Price, value… and anything involving a dollar sign is the most talk-about component of property negotiations.
It is a critical element for buyers and sellers as well as agents, but it involves more than one party’s perspective. Are we talking about the rateable value, the market value or the appraisal?
In trying to unpack the implications of these, let’s begin with the rateable value, or RV.
In Australia and New Zealand, this is the value set by the local authority or council in order to determine rates for a property, and may also be known as the capital value (CV) or government valuation (GV) in New Zealand.
Generally speaking, a Council undertakes a massive comparison of recent sales in an area in order to calculate rateable value, and holds information for each individual property such as property type, location and land size, zoning, floor area, views, consented work (such as renovations), and many other factors. This is required by law on a regular basis, but it is not done for the purpose of guiding real estate activity.

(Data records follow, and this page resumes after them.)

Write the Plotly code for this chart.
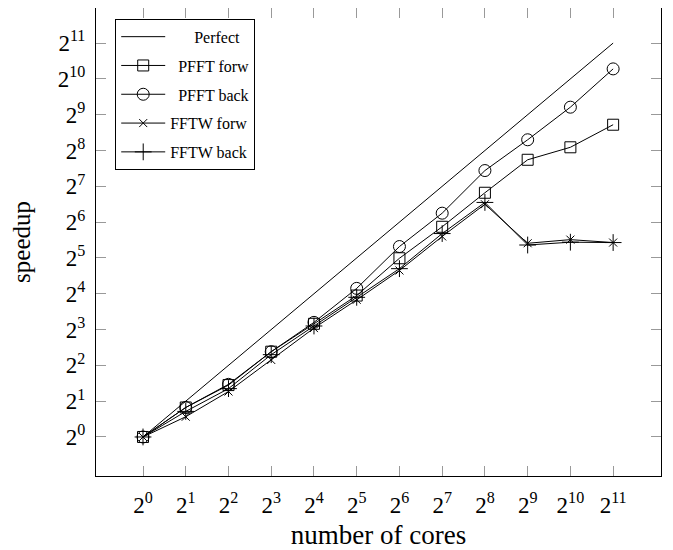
import math
import plotly.graph_objects as go

cores = [1, 2, 4, 8, 16, 32, 64, 128, 256, 512, 1024, 2048]
perfect = [1, 2, 4, 8, 16, 32, 64, 128, 256, 512, 1024, 2048]
pfft_forw = [1, 1.77, 2.73, 5.21, 8.94, 15.45, 31.8, 58.5, 113.0, 214.0, 272.5, 421.7]
pfft_back = [1, 1.77, 2.77, 5.21, 9.19, 17.75, 39.9, 76.1, 173.7, 315.2, 592.3, 1243.0]
fftw_forw = [1, 1.48, 2.41, 4.44, 8.23, 14.22, 25.1, 48.5, 90.5, 42.5, 45.6, 43.1]
fftw_back = [1, 1.64, 2.55, 4.92, 8.57, 14.93, 26.0, 51.3, 93.7, 41.1, 43.4, 43.1]

tick_vals = [2 ** k for k in range(12)]
tick_text = [f"2<sup>{k}</sup>" for k in range(12)]

NB = "\u00a0"
series = [
    (NB * 6 + "Perfect", perfect, None, None),
    (NB * 2 + "PFFT forw", pfft_forw, "square-open", 11),
    (NB * 2 + "PFFT back", pfft_back, "circle-open", 12),
    ("FFTW forw", fftw_forw, "x-thin-open", 8),
    ("FFTW back", fftw_back, "cross-thin-open", 12),
]

fig = go.Figure()
for i, (name, vals, sym, size) in enumerate(series):
    if sym is None:
        fig.add_trace(go.Scatter(x=cores, y=vals, name=name, mode="lines",
                                 legendgroup=f"g{i}",
                                 line=dict(color="black", width=1)))
    else:
        fig.add_trace(go.Scatter(x=cores, y=vals, name=name, mode="lines+markers",
                                 legendgroup=f"g{i}",
                                 line=dict(color="black", width=1),
                                 marker=dict(symbol=sym, size=size, color="black",
                                             line=dict(color="black", width=1))))

L2 = math.log10(2)
x_range = [-1.10 * L2, 12.12 * L2]
y_range = [-1.09 * L2, 11.98 * L2]

axis_common = dict(
    type="log", tickmode="array", tickvals=tick_vals, ticktext=tick_text,
    showline=True, linecolor="black", linewidth=1, mirror="ticks",
    ticks="inside", ticklen=10, tickcolor="#999", tickwidth=1,
    showgrid=False, zeroline=False, automargin=False,
    tickfont=dict(family="Liberation Serif", size=23, color="black"),
)

fig.update_layout(
    width=665, height=542,
    margin=dict(l=88, r=12, t=0, b=74),
    paper_bgcolor="white", plot_bgcolor="white",
    font=dict(family="Liberation Serif", color="black"),
    xaxis=dict(**axis_common, range=x_range, ticklabelstandoff=8,
               title=dict(text="number of cores",
                          font=dict(family="Liberation Serif", size=27), standoff=10)),
    yaxis=dict(**axis_common, range=y_range, ticklabelstandoff=5,
               title=dict(text="speedup",
                          font=dict(family="Liberation Serif", size=25), standoff=22)),
    legend=dict(x=0.034, y=0.977, xanchor="left", yanchor="top",
                bgcolor="white", bordercolor="black", borderwidth=1,
                font=dict(family="Liberation Serif", size=16, color="black"),
                itemwidth=44, tracegroupgap=5),
    showlegend=True,
)

fig.write_html("out.html")
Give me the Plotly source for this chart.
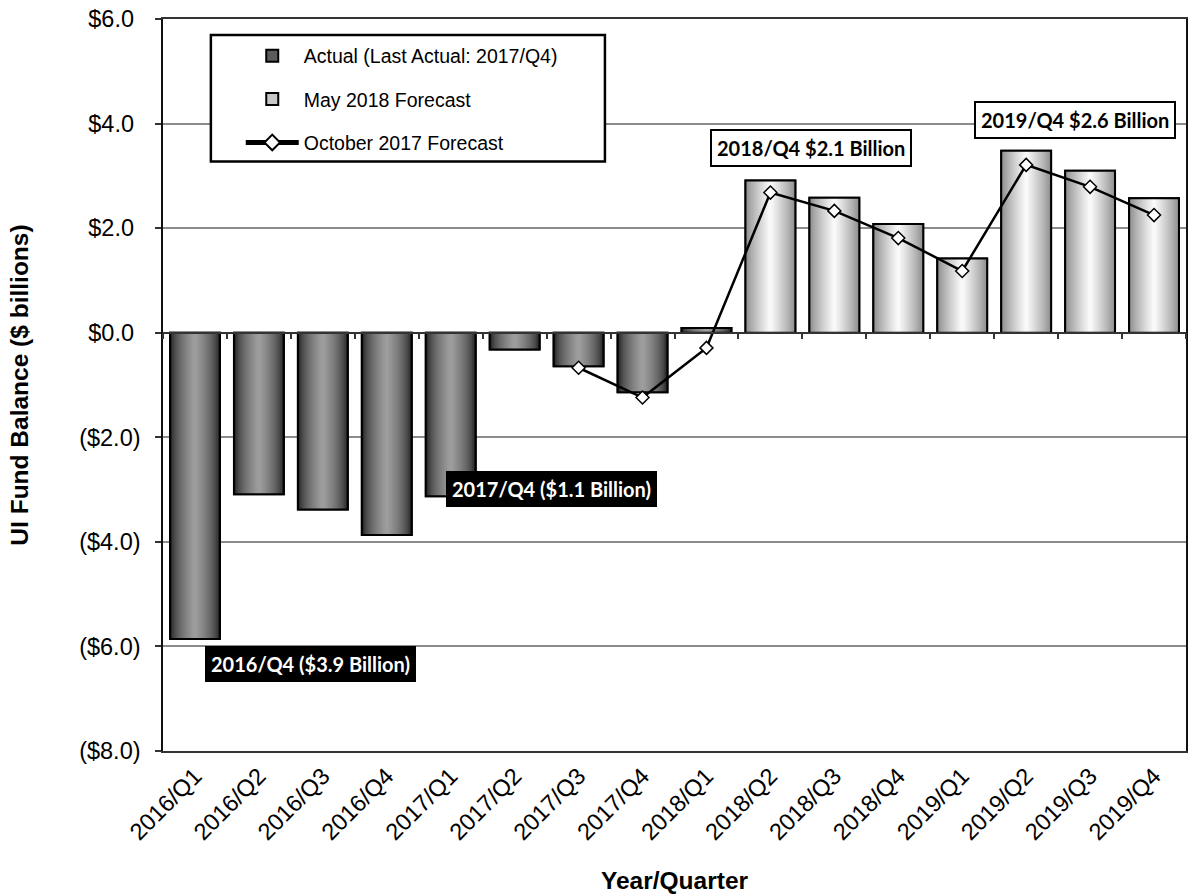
import plotly.graph_objects as go

# ---------------- data ----------------
quarters = ["2016/Q1", "2016/Q2", "2016/Q3", "2016/Q4", "2017/Q1", "2017/Q2", "2017/Q3", "2017/Q4",
            "2018/Q1", "2018/Q2", "2018/Q3", "2018/Q4", "2019/Q1", "2019/Q2", "2019/Q3", "2019/Q4"]
actual_quarters = quarters[:9]
actual_values = [-5.86, -3.09, -3.38, -3.87, -3.13, -0.32, -0.64, -1.14, 0.09]
forecast_quarters = quarters[9:]
forecast_values = [2.91, 2.58, 2.08, 1.42, 3.48, 3.10, 2.57]
oct_quarters = quarters[6:]
oct_values = [-0.67, -1.24, -0.29, 2.68, 2.33, 1.81, 1.18, 3.21, 2.79, 2.25]

y_ticks = [-8, -6, -4, -2, 0, 2, 4, 6]
y_ticktext = ["($8.0)", "($6.0)", "($4.0)", "($2.0)", "$0.0\u00a0", "$2.0\u00a0", "$4.0\u00a0", "$6.0\u00a0"]
y_range = [-8, 6]

series_names = ["Actual (Last Actual: 2017/Q4)", "May 2018 Forecast", "October 2017 Forecast"]

# ---------------- style ----------------
FONT = "Liberation Sans, Arial, sans-serif"
BAR_W = 0.78
N_LAYERS = 14


def mix(c1, c2, t):
    return "rgb(%d,%d,%d)" % tuple(round(a + (b - a) * t) for a, b in zip(c1, c2))


fig = go.Figure()


def gradient_bars(x, y, name, edge, center, power, group):
    # base trace carries the legend entry
    fig.add_trace(go.Bar(x=x, y=y, name=name, width=BAR_W, legendgroup=group,
                         marker=dict(color=mix(edge, center, 0.55), line=dict(color="black", width=2)),
                         hoverinfo="skip"))
    for k in range(N_LAYERS):
        s = (k + 0.5) / N_LAYERS
        fig.add_trace(go.Bar(x=x, y=y, width=BAR_W * (1 - k / N_LAYERS), showlegend=False,
                             legendgroup=group,
                             marker=dict(color=mix(edge, center, s ** power), line=dict(width=0)),
                             hoverinfo="skip"))
    fig.add_trace(go.Bar(x=x, y=y, width=BAR_W, showlegend=False, legendgroup=group,
                         marker=dict(color="rgba(0,0,0,0)", line=dict(color="black", width=2)),
                         hoverinfo="skip"))


gradient_bars(actual_quarters, actual_values, series_names[0], (10, 10, 10), (160, 160, 160), 0.5, "a")
gradient_bars(forecast_quarters, forecast_values, series_names[1], (135, 135, 135), (252, 252, 252), 0.8, "b")

fig.add_trace(go.Scatter(x=oct_quarters, y=oct_values, name=series_names[2], mode="lines+markers",
                         xaxis="x2", legendgroup="c",
                         line=dict(color="black", width=2.5),
                         marker=dict(symbol="diamond", size=10, color="white",
                                     line=dict(color="black", width=1.5))))

zero_pos = (0 - y_range[0]) / (y_range[1] - y_range[0])

fig.update_layout(
    width=1194, height=896,
    margin=dict(l=163, r=6, t=19, b=142),
    paper_bgcolor="white", plot_bgcolor="white",
    barmode="overlay",
    font=dict(family=FONT, color="black"),
    showlegend=True,
    legend=dict(x=0.076, y=0.976, xanchor="left", yanchor="top",
                bgcolor="rgba(0,0,0,0)", borderwidth=0,
                font=dict(family=FONT, size=19.5, color="black"),
                itemwidth=53, traceorder="grouped", tracegroupgap=15, itemsizing="constant"),
    xaxis=dict(type="category", categoryorder="array", categoryarray=quarters,
               range=[-0.5, len(quarters) - 0.5],
               showgrid=False, ticks="", tickangle=-45,
               tickfont=dict(family=FONT, size=23.5, color="black"),
               showline=True, linecolor="#333333", linewidth=2, mirror=True,
               title=dict(text="<b>Year/Quarter</b>", standoff=28,
                          font=dict(family=FONT, size=24.5, color="black"))),
    xaxis2=dict(type="category", categoryorder="array", categoryarray=quarters,
                range=[-0.5, len(quarters) - 0.5],
                overlaying="x", anchor="free", position=zero_pos, side="bottom",
                showgrid=False, showticklabels=False, ticks="outside", ticklen=6,
                tickcolor="#333333", tickwidth=1.5, tickson="boundaries",
                showline=True, linecolor="#333333", linewidth=1.5),
    yaxis=dict(range=y_range, tickvals=y_ticks, ticktext=y_ticktext,
               showgrid=True, gridcolor="#8c8c8c", gridwidth=1.5, zeroline=False,
               ticks="outside", ticklen=6, tickcolor="#333333", tickwidth=1.5,
               ticklabelstandoff=10,
               tickfont=dict(family=FONT, size=23.5, color="black"),
               showline=True, linecolor="#111111", linewidth=1.5, mirror=True,
               title=dict(text="<b>UI Fund Balance ($ billions)</b>", standoff=44,
                          font=dict(family=FONT, size=24.5, color="black"))),
)

# legend frame
fig.add_shape(type="rect", xref="paper", yref="paper", x0=0.0468, x1=0.432, y0=0.8054, y1=0.978,
              line=dict(color="black", width=2.5), fillcolor="white", layer="above")

ann_font_w = dict(family="Lato, sans-serif", size=20, color="white")
ann_font_b = dict(family="Lato, sans-serif", size=20, color="black")
fig.add_annotation(x=1.81, y=-6.33, xref="x", yref="y", text="<b>2016/Q4 ($3.9 Billion)</b>",
                   showarrow=False, font=ann_font_w, bgcolor="black", bordercolor="black",
                   borderwidth=1, borderpad=5)
fig.add_annotation(x=5.58, y=-2.99, xref="x", yref="y", text="<b>2017/Q4 ($1.1 Billion)</b>",
                   showarrow=False, font=ann_font_w, bgcolor="black", bordercolor="black",
                   borderwidth=1, borderpad=5)
fig.add_annotation(x=9.63, y=3.54, xref="x", yref="y", text="<b>2018/Q4 $2.1 Billion</b>",
                   showarrow=False, font=ann_font_b, bgcolor="white", bordercolor="black",
                   borderwidth=2, borderpad=5)
fig.add_annotation(x=13.77, y=4.06, xref="x", yref="y", text="<b>2019/Q4 $2.6 Billion</b>",
                   showarrow=False, font=ann_font_b, bgcolor="white", bordercolor="black",
                   borderwidth=2, borderpad=5)

fig.write_html("out.html", config={"displayModeBar": False},
               post_script="document.body.style.margin='0';")
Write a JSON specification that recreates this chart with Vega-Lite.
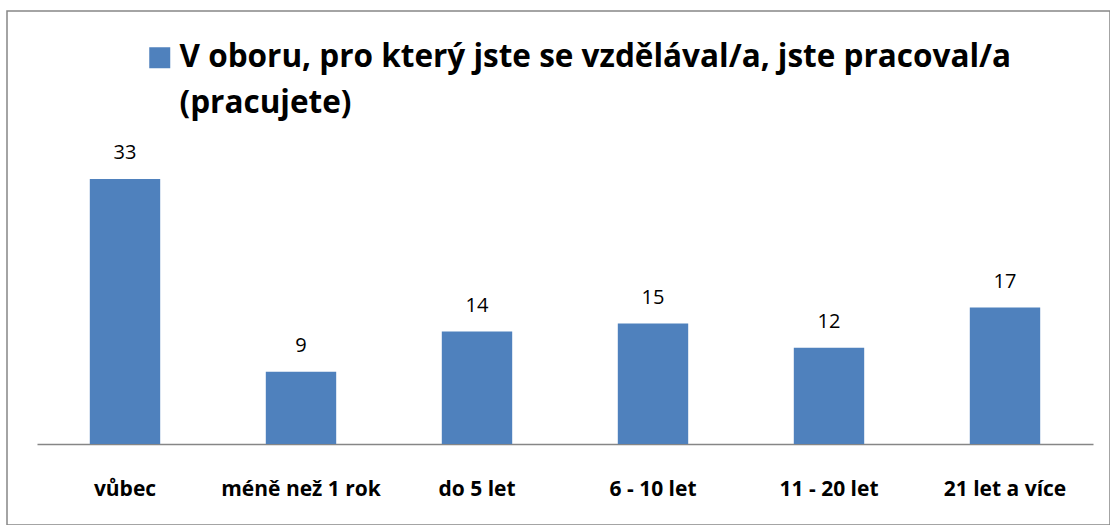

There is quite a bit the RV doesn’t take into account, including interior design, fixtures and fittings, and refurbishments that haven’t required council approvals, for example.
So now we move to the market value. This is a possible price you might expect buyers to pay at a given point in time based on many market factors including supply and demand, existing and potential use of the land, visual appeal, the neighbourhood, access to schools, interest rates and the economy. While sometimes the RV may give a rough guide to the market value, both practical features and emotional factors can have great impact on buyers.
An individual property can be viewed from different perspectives – for example, that of the home owner, the potential new owner-occupier, an investor or a developer – so it may help to think of three main types of valuations: the council valuation, a bank valuation or valuation carried out by a certified valuer, and a market value.
The latter is akin to the real estate agent’s appraisal.
The formal valuation and the appraisal are two different things. Reasons for requiring a valuation, which you pay for, might be for borrowing money, establishing value of a deceased estate, or for some sort of legal dispute resolution.
The appraisal is a guide to pricing and estimated through the knowledge and expertise of the real estate professional who knows how much homes are selling for in the market at any given time. They know what your competition looks like, and they have access to market data, including comparable sales. They can also provide you with information on the buying process.
The agent is your key to understanding market value.